** Problem description **
Begin with the line containing "Clone this chart in Plotly." and end with the line containing "tickfont=TICKFONT, automargin=False)"; set down that block verbatim and nothing else.

** Exercise inputs **
● ● ●
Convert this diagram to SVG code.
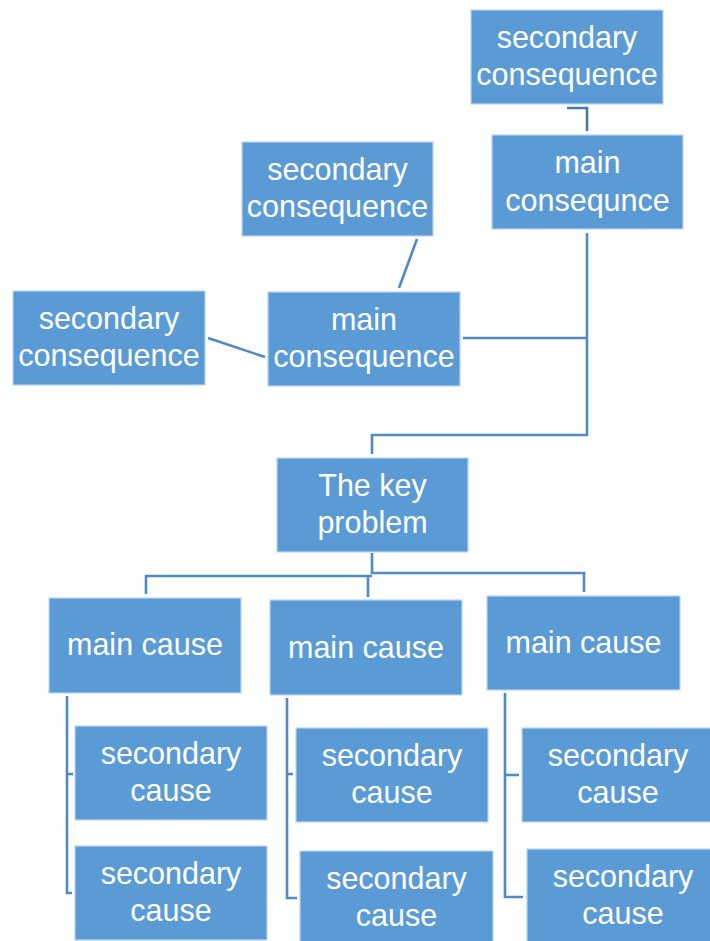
● ● ●
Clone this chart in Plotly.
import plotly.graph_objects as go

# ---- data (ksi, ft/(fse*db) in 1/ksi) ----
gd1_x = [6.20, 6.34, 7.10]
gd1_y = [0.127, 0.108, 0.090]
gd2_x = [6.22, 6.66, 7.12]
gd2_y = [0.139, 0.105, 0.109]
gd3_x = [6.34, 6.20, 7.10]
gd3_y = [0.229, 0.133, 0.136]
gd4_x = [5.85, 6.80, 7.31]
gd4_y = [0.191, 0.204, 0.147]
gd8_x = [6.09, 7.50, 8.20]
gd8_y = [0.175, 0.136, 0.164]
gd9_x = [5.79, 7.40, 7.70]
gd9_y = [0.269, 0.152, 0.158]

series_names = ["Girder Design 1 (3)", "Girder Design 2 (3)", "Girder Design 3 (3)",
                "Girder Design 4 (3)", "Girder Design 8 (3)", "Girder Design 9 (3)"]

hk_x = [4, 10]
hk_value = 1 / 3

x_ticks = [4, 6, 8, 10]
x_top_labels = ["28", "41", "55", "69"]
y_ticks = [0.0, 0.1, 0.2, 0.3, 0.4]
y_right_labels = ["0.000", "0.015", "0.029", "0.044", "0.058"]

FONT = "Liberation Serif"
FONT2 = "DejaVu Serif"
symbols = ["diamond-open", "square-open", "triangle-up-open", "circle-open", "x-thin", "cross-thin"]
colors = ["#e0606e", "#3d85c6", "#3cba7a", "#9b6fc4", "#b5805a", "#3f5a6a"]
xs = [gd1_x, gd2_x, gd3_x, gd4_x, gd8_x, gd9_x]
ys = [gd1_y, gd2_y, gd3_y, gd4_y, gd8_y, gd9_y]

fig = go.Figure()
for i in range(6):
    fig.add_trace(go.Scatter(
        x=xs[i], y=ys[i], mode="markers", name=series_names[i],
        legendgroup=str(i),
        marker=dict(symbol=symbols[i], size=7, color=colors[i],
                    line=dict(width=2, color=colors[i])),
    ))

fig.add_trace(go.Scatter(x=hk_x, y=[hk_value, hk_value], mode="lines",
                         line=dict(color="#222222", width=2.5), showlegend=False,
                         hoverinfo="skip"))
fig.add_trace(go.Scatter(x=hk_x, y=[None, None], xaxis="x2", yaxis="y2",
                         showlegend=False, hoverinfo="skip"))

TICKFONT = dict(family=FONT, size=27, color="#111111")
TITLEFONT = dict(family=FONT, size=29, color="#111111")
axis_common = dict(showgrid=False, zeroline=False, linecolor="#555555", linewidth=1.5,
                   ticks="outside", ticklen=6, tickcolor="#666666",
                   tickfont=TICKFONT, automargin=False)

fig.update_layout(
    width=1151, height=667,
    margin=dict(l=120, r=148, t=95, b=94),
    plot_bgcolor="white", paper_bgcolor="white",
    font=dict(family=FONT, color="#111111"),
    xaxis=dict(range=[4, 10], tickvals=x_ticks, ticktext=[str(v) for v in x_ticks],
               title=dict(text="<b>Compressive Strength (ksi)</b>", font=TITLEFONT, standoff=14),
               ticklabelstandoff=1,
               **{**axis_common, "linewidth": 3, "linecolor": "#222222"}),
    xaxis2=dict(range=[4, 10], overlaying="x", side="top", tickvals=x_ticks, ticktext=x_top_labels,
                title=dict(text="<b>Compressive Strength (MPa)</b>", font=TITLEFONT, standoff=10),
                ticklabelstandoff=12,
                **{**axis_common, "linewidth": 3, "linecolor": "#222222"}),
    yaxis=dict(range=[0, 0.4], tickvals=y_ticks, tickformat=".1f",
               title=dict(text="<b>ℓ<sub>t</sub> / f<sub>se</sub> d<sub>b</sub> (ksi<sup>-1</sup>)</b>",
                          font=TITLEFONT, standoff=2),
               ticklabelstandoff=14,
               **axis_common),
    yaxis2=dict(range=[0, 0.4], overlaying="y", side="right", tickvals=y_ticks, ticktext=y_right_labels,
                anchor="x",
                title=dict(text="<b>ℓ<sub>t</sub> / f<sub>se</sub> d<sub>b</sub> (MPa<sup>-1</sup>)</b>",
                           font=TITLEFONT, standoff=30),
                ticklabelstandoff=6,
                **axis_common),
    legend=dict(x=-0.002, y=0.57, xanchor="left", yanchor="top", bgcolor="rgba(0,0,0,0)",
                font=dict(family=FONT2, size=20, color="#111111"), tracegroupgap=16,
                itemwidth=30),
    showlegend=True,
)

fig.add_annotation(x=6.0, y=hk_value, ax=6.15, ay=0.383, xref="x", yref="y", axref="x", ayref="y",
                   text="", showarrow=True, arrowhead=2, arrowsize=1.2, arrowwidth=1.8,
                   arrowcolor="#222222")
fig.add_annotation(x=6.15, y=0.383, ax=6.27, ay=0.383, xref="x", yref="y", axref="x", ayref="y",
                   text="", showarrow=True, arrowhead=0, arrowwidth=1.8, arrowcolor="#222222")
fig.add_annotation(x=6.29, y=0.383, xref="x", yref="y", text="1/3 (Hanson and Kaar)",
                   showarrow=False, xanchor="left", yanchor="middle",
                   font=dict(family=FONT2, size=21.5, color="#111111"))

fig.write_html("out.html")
● ● ●
** Finished answer **
Clone this chart in Plotly.
import plotly.graph_objects as go

# ---- data (ksi, ft/(fse*db) in 1/ksi) ----
gd1_x = [6.20, 6.34, 7.10]
gd1_y = [0.127, 0.108, 0.090]
gd2_x = [6.22, 6.66, 7.12]
gd2_y = [0.139, 0.105, 0.109]
gd3_x = [6.34, 6.20, 7.10]
gd3_y = [0.229, 0.133, 0.136]
gd4_x = [5.85, 6.80, 7.31]
gd4_y = [0.191, 0.204, 0.147]
gd8_x = [6.09, 7.50, 8.20]
gd8_y = [0.175, 0.136, 0.164]
gd9_x = [5.79, 7.40, 7.70]
gd9_y = [0.269, 0.152, 0.158]

series_names = ["Girder Design 1 (3)", "Girder Design 2 (3)", "Girder Design 3 (3)",
                "Girder Design 4 (3)", "Girder Design 8 (3)", "Girder Design 9 (3)"]

hk_x = [4, 10]
hk_value = 1 / 3

x_ticks = [4, 6, 8, 10]
x_top_labels = ["28", "41", "55", "69"]
y_ticks = [0.0, 0.1, 0.2, 0.3, 0.4]
y_right_labels = ["0.000", "0.015", "0.029", "0.044", "0.058"]

FONT = "Liberation Serif"
FONT2 = "DejaVu Serif"
symbols = ["diamond-open", "square-open", "triangle-up-open", "circle-open", "x-thin", "cross-thin"]
colors = ["#e0606e", "#3d85c6", "#3cba7a", "#9b6fc4", "#b5805a", "#3f5a6a"]
xs = [gd1_x, gd2_x, gd3_x, gd4_x, gd8_x, gd9_x]
ys = [gd1_y, gd2_y, gd3_y, gd4_y, gd8_y, gd9_y]

fig = go.Figure()
for i in range(6):
    fig.add_trace(go.Scatter(
        x=xs[i], y=ys[i], mode="markers", name=series_names[i],
        legendgroup=str(i),
        marker=dict(symbol=symbols[i], size=7, color=colors[i],
                    line=dict(width=2, color=colors[i])),
    ))

fig.add_trace(go.Scatter(x=hk_x, y=[hk_value, hk_value], mode="lines",
                         line=dict(color="#222222", width=2.5), showlegend=False,
                         hoverinfo="skip"))
fig.add_trace(go.Scatter(x=hk_x, y=[None, None], xaxis="x2", yaxis="y2",
                         showlegend=False, hoverinfo="skip"))

TICKFONT = dict(family=FONT, size=27, color="#111111")
TITLEFONT = dict(family=FONT, size=29, color="#111111")
axis_common = dict(showgrid=False, zeroline=False, linecolor="#555555", linewidth=1.5,
                   ticks="outside", ticklen=6, tickcolor="#666666",
                   tickfont=TICKFONT, automargin=False)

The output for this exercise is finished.